— Begin —

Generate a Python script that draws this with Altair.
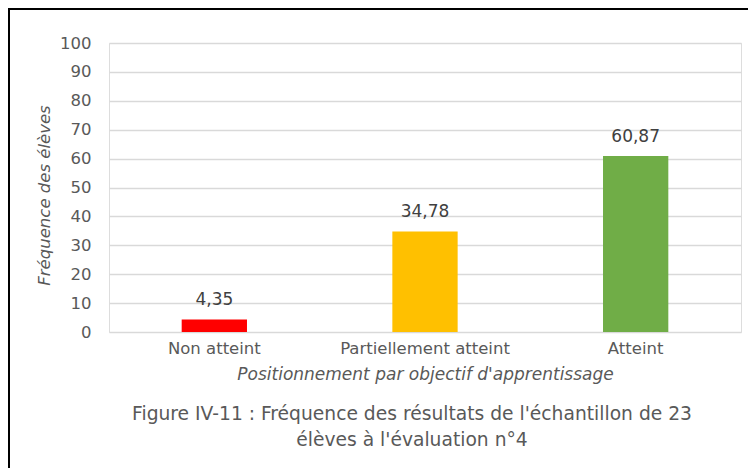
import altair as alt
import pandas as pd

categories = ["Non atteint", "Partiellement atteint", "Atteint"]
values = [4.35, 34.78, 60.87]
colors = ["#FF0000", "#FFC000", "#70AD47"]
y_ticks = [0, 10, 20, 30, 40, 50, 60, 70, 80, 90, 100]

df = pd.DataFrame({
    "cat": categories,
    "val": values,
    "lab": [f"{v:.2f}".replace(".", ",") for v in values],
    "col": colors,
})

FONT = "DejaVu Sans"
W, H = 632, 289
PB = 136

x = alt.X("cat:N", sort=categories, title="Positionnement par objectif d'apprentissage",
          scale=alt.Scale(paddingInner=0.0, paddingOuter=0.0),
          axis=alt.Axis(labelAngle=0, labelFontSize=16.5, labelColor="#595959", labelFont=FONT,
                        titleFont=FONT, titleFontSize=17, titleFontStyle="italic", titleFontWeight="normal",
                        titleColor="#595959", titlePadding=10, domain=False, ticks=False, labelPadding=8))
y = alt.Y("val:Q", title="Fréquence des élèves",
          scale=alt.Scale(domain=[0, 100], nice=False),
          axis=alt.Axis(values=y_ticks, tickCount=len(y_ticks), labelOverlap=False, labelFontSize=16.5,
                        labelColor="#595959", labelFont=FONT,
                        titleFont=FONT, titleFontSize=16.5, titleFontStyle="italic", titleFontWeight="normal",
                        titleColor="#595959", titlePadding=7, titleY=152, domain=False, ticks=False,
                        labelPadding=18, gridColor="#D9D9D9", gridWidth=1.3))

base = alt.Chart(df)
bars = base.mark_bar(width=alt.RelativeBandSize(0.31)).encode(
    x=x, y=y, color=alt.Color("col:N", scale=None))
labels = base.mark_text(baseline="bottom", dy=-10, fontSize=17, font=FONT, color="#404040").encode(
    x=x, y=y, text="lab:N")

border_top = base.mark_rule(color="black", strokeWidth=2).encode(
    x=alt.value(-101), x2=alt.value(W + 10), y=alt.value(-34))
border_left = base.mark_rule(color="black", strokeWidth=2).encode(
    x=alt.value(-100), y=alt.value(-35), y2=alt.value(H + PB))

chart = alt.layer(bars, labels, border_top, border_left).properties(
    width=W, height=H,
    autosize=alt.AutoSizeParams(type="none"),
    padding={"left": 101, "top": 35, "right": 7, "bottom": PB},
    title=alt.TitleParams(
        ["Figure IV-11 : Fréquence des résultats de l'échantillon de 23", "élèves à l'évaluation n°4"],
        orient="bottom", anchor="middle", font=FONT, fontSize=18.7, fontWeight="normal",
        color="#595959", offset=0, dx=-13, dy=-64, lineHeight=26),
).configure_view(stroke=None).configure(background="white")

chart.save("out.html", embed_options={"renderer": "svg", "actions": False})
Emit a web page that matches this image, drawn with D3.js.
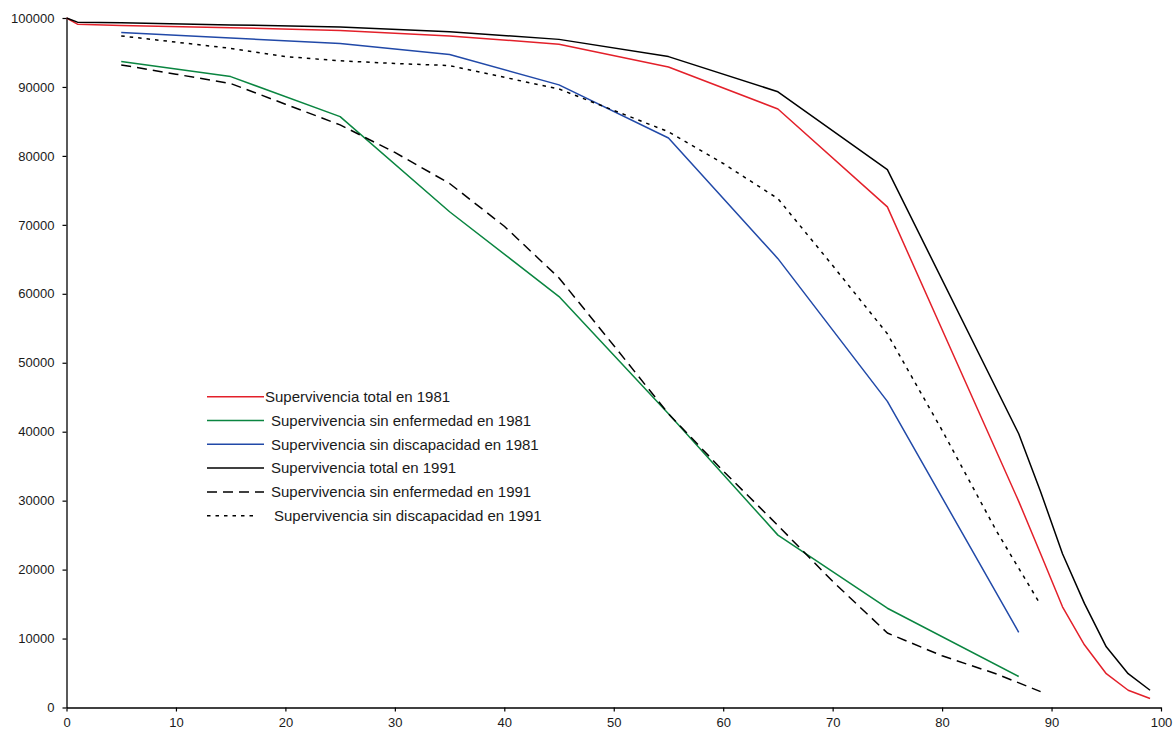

— End —

Without the pictures, write out all of the material exactly.

### EXERCISE ANSWER
Generate a Python script that draws this with Altair.
import altair as alt
import pandas as pd

categories = ["Non atteint", "Partiellement atteint", "Atteint"]
values = [4.35, 34.78, 60.87]
colors = ["#FF0000", "#FFC000", "#70AD47"]
y_ticks = [0, 10, 20, 30, 40, 50, 60, 70, 80, 90, 100]

df = pd.DataFrame({
    "cat": categories,
    "val": values,
    "lab": [f"{v:.2f}".replace(".", ",") for v in values],
    "col": colors,
})

FONT = "DejaVu Sans"
W, H = 632, 289
PB = 136

x = alt.X("cat:N", sort=categories, title="Positionnement par objectif d'apprentissage",
          scale=alt.Scale(paddingInner=0.0, paddingOuter=0.0),
          axis=alt.Axis(labelAngle=0, labelFontSize=16.5, labelColor="#595959", labelFont=FONT,
                        titleFont=FONT, titleFontSize=17, titleFontStyle="italic", titleFontWeight="normal",
                        titleColor="#595959", titlePadding=10, domain=False, ticks=False, labelPadding=8))
y = alt.Y("val:Q", title="Fréquence des élèves",
          scale=alt.Scale(domain=[0, 100], nice=False),
          axis=alt.Axis(values=y_ticks, tickCount=len(y_ticks), labelOverlap=False, labelFontSize=16.5,
                        labelColor="#595959", labelFont=FONT,
                        titleFont=FONT, titleFontSize=16.5, titleFontStyle="italic", titleFontWeight="normal",
                        titleColor="#595959", titlePadding=7, titleY=152, domain=False, ticks=False,
                        labelPadding=18, gridColor="#D9D9D9", gridWidth=1.3))

base = alt.Chart(df)
bars = base.mark_bar(width=alt.RelativeBandSize(0.31)).encode(
    x=x, y=y, color=alt.Color("col:N", scale=None))
labels = base.mark_text(baseline="bottom", dy=-10, fontSize=17, font=FONT, color="#404040").encode(
    x=x, y=y, text="lab:N")

border_top = base.mark_rule(color="black", strokeWidth=2).encode(
    x=alt.value(-101), x2=alt.value(W + 10), y=alt.value(-34))
border_left = base.mark_rule(color="black", strokeWidth=2).encode(
    x=alt.value(-100), y=alt.value(-35), y2=alt.value(H + PB))

chart = alt.layer(bars, labels, border_top, border_left).properties(
    width=W, height=H,
    autosize=alt.AutoSizeParams(type="none"),
    padding={"left": 101, "top": 35, "right": 7, "bottom": PB},
    title=alt.TitleParams(
        ["Figure IV-11 : Fréquence des résultats de l'échantillon de 23", "élèves à l'évaluation n°4"],
        orient="bottom", anchor="middle", font=FONT, fontSize=18.7, fontWeight="normal",
        color="#595959", offset=0, dx=-13, dy=-64, lineHeight=26),
).configure_view(stroke=None).configure(background="white")

chart.save("out.html", embed_options={"renderer": "svg", "actions": False})
Emit a web page that matches this image, drawn with D3.js.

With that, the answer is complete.